EXERCISE INSTRUCTIONS:
Starting from the top of the material, restate each line exactly until the line that contains "ax = fig.add_axes([86/822, 35/358, 710/822, 308/358])", which is also copied. Pictures are excluded.
◆ ◆ ◆ ◆ ◆ ◆ ◆
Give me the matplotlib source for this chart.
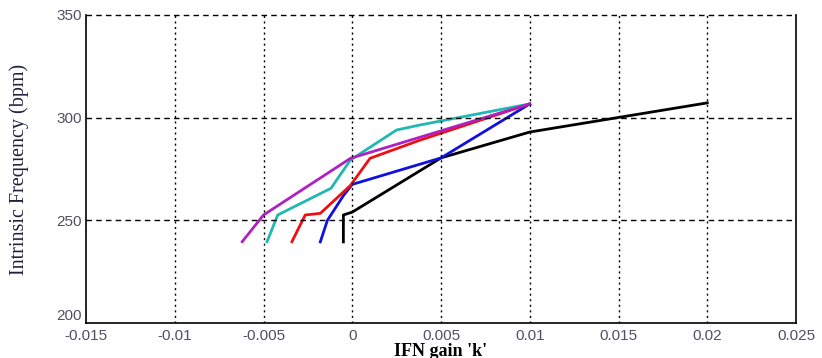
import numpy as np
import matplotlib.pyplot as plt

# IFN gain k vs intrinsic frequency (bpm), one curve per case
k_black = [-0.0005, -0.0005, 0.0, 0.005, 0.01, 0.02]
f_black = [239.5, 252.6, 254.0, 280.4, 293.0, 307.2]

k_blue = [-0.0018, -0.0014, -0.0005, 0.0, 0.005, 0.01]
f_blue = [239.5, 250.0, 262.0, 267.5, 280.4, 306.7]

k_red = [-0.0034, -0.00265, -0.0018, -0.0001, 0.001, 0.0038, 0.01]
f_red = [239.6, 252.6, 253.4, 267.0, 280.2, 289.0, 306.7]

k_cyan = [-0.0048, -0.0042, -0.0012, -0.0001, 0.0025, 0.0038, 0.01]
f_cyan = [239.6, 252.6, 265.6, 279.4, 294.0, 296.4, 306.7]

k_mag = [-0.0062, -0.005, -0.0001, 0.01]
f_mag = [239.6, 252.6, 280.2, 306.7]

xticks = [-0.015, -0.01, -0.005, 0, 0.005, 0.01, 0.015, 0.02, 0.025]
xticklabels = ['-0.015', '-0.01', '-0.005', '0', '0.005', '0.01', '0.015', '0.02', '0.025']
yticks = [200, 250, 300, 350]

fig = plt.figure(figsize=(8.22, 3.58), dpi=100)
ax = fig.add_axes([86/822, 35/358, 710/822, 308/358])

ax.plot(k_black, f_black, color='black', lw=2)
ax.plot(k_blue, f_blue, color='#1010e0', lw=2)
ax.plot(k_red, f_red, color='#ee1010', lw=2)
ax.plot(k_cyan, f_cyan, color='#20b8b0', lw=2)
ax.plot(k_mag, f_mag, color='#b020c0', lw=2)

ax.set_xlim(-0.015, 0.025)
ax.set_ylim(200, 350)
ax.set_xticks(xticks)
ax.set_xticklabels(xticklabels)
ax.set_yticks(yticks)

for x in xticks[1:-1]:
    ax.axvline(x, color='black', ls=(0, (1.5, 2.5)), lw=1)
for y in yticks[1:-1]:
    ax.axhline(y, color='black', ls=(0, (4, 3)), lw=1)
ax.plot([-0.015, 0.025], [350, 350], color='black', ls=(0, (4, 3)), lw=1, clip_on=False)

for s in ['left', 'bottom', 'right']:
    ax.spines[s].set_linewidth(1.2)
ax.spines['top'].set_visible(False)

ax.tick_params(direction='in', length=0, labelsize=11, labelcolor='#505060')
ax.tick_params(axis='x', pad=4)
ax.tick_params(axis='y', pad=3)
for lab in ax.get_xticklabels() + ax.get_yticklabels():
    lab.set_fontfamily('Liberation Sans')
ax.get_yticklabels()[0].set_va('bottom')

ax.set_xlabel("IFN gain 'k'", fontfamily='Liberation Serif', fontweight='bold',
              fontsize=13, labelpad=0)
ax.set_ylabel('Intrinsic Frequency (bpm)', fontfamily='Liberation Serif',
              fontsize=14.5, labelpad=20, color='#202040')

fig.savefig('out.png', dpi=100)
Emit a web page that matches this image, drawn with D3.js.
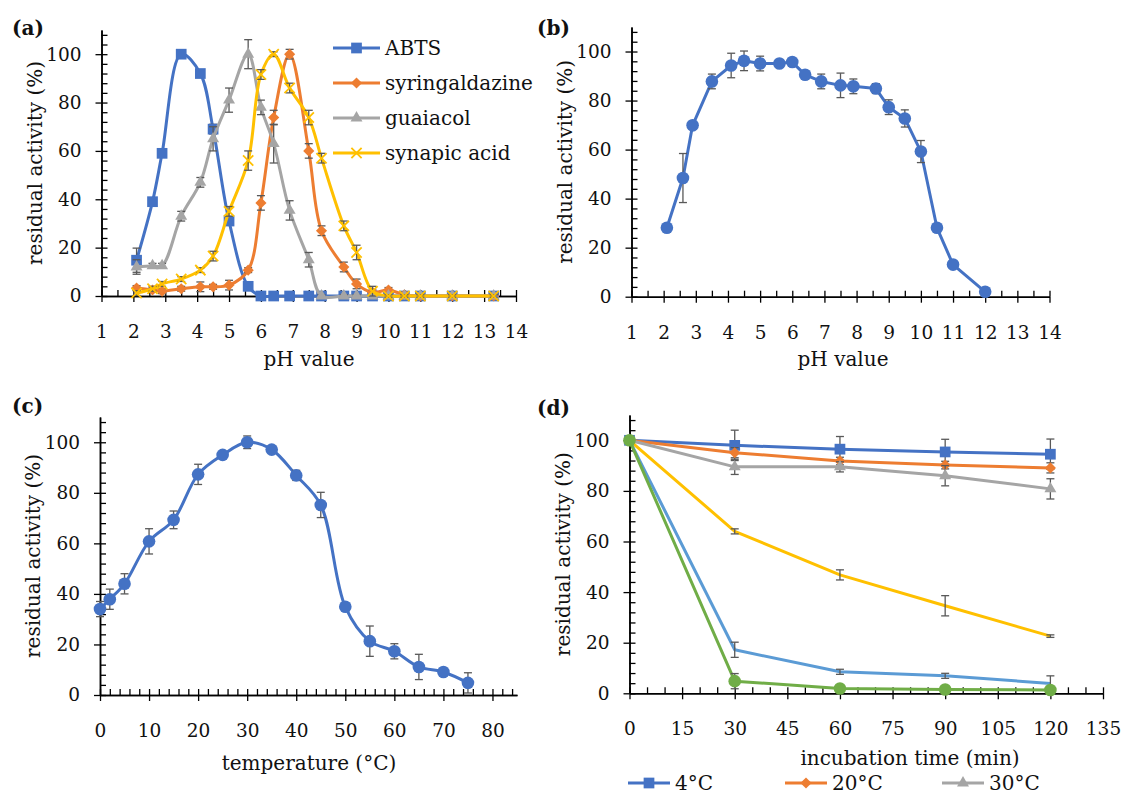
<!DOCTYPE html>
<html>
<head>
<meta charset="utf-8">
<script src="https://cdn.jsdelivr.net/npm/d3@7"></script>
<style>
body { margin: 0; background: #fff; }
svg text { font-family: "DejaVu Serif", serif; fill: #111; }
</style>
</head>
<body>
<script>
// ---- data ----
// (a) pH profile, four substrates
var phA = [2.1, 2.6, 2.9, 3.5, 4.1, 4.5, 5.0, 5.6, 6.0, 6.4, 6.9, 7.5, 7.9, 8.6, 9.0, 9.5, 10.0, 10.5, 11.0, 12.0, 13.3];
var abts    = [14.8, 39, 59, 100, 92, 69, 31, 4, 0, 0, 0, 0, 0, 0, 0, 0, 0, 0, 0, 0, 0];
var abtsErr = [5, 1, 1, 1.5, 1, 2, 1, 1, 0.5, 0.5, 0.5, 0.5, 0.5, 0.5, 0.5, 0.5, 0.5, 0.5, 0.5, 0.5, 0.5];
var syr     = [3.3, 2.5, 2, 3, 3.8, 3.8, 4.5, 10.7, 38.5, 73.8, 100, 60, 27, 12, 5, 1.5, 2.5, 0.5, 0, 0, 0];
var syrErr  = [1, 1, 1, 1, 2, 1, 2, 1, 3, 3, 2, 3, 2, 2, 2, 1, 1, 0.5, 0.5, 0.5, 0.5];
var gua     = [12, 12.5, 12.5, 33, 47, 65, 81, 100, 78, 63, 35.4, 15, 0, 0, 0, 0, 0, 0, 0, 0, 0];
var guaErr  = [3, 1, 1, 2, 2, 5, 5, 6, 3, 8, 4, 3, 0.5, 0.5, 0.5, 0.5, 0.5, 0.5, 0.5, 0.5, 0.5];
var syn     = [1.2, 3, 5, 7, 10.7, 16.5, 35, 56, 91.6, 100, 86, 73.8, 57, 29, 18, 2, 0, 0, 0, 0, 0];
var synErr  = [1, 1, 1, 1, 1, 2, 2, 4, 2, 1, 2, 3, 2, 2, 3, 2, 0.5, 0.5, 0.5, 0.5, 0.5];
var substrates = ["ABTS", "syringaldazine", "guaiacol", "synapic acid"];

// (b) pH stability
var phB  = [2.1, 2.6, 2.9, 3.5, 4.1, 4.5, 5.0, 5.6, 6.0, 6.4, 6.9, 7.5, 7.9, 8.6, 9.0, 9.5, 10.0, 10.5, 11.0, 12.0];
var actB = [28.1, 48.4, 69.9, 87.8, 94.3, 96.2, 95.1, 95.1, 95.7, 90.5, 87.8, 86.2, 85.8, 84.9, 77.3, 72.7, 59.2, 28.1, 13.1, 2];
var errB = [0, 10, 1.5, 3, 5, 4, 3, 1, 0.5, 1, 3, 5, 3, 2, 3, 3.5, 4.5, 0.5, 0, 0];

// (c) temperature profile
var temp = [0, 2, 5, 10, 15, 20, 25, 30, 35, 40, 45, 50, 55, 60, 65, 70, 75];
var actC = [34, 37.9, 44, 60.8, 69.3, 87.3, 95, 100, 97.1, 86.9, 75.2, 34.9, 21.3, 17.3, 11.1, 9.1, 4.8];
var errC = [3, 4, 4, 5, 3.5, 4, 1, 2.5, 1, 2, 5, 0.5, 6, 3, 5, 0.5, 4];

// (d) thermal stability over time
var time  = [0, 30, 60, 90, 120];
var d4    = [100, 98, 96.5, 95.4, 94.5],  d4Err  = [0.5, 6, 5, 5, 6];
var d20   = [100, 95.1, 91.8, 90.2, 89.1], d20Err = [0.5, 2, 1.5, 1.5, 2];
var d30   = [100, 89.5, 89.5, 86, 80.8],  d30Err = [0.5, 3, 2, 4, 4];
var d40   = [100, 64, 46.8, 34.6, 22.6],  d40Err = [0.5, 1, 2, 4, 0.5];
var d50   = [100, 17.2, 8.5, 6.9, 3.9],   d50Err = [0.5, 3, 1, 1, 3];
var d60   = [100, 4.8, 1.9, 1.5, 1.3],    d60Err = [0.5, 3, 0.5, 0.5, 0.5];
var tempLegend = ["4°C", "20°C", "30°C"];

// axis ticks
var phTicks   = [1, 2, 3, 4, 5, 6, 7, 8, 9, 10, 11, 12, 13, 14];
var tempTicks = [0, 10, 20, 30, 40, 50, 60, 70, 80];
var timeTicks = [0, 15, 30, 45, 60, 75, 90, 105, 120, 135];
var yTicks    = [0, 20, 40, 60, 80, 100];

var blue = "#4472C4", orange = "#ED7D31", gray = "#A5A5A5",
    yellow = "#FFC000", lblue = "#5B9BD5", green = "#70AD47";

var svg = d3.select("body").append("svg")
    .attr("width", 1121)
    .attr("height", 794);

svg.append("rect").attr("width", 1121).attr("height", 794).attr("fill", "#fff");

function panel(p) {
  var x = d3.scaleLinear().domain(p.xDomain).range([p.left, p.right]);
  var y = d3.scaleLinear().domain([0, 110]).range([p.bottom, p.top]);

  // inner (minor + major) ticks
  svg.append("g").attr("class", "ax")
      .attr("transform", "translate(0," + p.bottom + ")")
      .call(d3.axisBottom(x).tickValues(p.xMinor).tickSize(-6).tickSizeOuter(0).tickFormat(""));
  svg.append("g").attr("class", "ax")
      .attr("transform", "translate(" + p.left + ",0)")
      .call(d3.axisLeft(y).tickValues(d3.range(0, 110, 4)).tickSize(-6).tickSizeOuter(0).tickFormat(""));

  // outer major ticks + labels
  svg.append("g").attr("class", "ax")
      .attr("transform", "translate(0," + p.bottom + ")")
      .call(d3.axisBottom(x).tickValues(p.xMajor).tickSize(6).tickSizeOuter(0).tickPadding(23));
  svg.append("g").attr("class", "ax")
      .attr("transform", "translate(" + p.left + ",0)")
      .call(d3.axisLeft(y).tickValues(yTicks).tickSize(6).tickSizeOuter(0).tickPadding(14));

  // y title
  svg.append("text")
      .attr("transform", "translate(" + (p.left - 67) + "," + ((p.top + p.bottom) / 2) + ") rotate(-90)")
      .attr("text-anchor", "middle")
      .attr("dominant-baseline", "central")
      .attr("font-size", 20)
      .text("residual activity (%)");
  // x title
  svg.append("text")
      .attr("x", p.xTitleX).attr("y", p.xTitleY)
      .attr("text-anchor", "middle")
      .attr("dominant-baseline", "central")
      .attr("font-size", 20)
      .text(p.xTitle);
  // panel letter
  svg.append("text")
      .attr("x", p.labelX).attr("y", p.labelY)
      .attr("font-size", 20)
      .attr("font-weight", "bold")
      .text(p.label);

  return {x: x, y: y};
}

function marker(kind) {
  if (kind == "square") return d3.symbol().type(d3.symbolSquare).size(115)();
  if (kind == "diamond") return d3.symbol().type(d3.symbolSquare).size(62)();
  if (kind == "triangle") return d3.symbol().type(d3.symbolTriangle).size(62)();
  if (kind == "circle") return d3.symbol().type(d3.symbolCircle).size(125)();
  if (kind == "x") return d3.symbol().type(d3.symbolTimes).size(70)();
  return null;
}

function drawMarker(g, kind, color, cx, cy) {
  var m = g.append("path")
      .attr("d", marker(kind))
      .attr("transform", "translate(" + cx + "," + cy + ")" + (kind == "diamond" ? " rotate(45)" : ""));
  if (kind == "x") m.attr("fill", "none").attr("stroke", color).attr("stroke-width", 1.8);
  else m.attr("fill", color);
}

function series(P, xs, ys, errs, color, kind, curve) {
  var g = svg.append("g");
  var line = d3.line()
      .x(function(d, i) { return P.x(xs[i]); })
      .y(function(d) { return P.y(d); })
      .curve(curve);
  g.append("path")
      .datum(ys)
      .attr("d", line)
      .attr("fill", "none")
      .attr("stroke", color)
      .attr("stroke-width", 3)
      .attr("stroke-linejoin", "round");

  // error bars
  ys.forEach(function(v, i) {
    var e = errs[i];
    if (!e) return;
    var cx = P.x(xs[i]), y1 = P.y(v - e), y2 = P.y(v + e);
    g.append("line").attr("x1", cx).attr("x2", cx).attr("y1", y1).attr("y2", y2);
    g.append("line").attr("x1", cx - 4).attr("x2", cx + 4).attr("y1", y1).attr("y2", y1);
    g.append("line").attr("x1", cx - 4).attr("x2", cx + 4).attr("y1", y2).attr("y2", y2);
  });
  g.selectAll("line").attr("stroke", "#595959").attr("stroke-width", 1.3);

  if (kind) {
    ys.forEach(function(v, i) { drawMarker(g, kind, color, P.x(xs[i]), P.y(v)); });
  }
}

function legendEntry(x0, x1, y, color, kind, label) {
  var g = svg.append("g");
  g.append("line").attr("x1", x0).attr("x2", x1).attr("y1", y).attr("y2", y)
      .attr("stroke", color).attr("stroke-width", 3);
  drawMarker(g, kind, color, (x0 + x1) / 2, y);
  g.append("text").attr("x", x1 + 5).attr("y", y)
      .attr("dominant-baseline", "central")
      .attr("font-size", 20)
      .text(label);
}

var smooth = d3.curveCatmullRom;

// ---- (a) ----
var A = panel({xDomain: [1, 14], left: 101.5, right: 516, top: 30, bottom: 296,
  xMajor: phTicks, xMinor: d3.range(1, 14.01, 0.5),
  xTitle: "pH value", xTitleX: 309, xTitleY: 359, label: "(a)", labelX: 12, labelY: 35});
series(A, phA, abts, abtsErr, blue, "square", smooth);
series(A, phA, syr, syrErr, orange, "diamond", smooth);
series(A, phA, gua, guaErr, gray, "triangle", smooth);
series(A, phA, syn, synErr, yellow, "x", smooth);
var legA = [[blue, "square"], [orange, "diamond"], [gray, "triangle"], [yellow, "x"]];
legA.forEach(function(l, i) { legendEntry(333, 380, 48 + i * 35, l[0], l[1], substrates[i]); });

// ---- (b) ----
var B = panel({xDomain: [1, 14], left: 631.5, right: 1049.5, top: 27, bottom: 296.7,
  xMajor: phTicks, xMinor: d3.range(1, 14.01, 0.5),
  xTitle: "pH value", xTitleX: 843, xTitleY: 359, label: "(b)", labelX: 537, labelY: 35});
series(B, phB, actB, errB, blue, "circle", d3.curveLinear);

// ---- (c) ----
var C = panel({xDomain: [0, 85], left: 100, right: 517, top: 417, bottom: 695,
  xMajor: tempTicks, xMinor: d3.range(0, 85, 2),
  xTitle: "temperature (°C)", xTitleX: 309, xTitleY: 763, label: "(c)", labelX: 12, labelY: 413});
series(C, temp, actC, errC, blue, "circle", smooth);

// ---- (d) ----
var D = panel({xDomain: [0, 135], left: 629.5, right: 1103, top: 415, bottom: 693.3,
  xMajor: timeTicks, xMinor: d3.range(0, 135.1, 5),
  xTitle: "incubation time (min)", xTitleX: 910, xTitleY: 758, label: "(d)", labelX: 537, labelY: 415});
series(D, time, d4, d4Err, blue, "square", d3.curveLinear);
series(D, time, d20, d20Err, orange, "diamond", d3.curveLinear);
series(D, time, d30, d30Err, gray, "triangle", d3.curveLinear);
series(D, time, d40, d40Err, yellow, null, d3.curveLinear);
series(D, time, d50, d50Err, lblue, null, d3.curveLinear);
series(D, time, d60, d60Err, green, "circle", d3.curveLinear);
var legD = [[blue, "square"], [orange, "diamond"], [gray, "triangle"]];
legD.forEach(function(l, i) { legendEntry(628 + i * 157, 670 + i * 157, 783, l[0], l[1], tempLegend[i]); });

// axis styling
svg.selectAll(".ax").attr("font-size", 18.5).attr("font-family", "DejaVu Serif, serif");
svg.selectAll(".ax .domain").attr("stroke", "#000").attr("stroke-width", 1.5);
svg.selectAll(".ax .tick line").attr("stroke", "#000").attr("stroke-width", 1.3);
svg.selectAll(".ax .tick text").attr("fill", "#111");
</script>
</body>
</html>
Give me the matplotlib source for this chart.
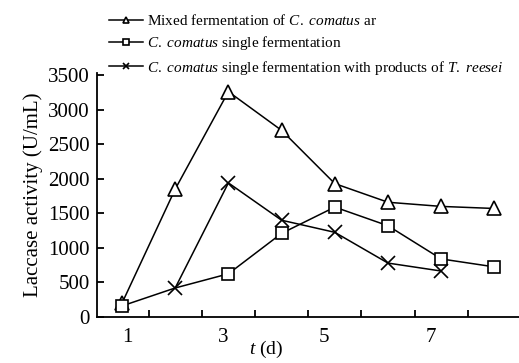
◆ ◆ ◆ ◆ ◆ ◆ ◆
PROBLEM SOLUTION:
Give me the matplotlib source for this chart.
import numpy as np
import matplotlib.pyplot as plt

# IFN gain k vs intrinsic frequency (bpm), one curve per case
k_black = [-0.0005, -0.0005, 0.0, 0.005, 0.01, 0.02]
f_black = [239.5, 252.6, 254.0, 280.4, 293.0, 307.2]

k_blue = [-0.0018, -0.0014, -0.0005, 0.0, 0.005, 0.01]
f_blue = [239.5, 250.0, 262.0, 267.5, 280.4, 306.7]

k_red = [-0.0034, -0.00265, -0.0018, -0.0001, 0.001, 0.0038, 0.01]
f_red = [239.6, 252.6, 253.4, 267.0, 280.2, 289.0, 306.7]

k_cyan = [-0.0048, -0.0042, -0.0012, -0.0001, 0.0025, 0.0038, 0.01]
f_cyan = [239.6, 252.6, 265.6, 279.4, 294.0, 296.4, 306.7]

k_mag = [-0.0062, -0.005, -0.0001, 0.01]
f_mag = [239.6, 252.6, 280.2, 306.7]

xticks = [-0.015, -0.01, -0.005, 0, 0.005, 0.01, 0.015, 0.02, 0.025]
xticklabels = ['-0.015', '-0.01', '-0.005', '0', '0.005', '0.01', '0.015', '0.02', '0.025']
yticks = [200, 250, 300, 350]

fig = plt.figure(figsize=(8.22, 3.58), dpi=100)
ax = fig.add_axes([86/822, 35/358, 710/822, 308/358])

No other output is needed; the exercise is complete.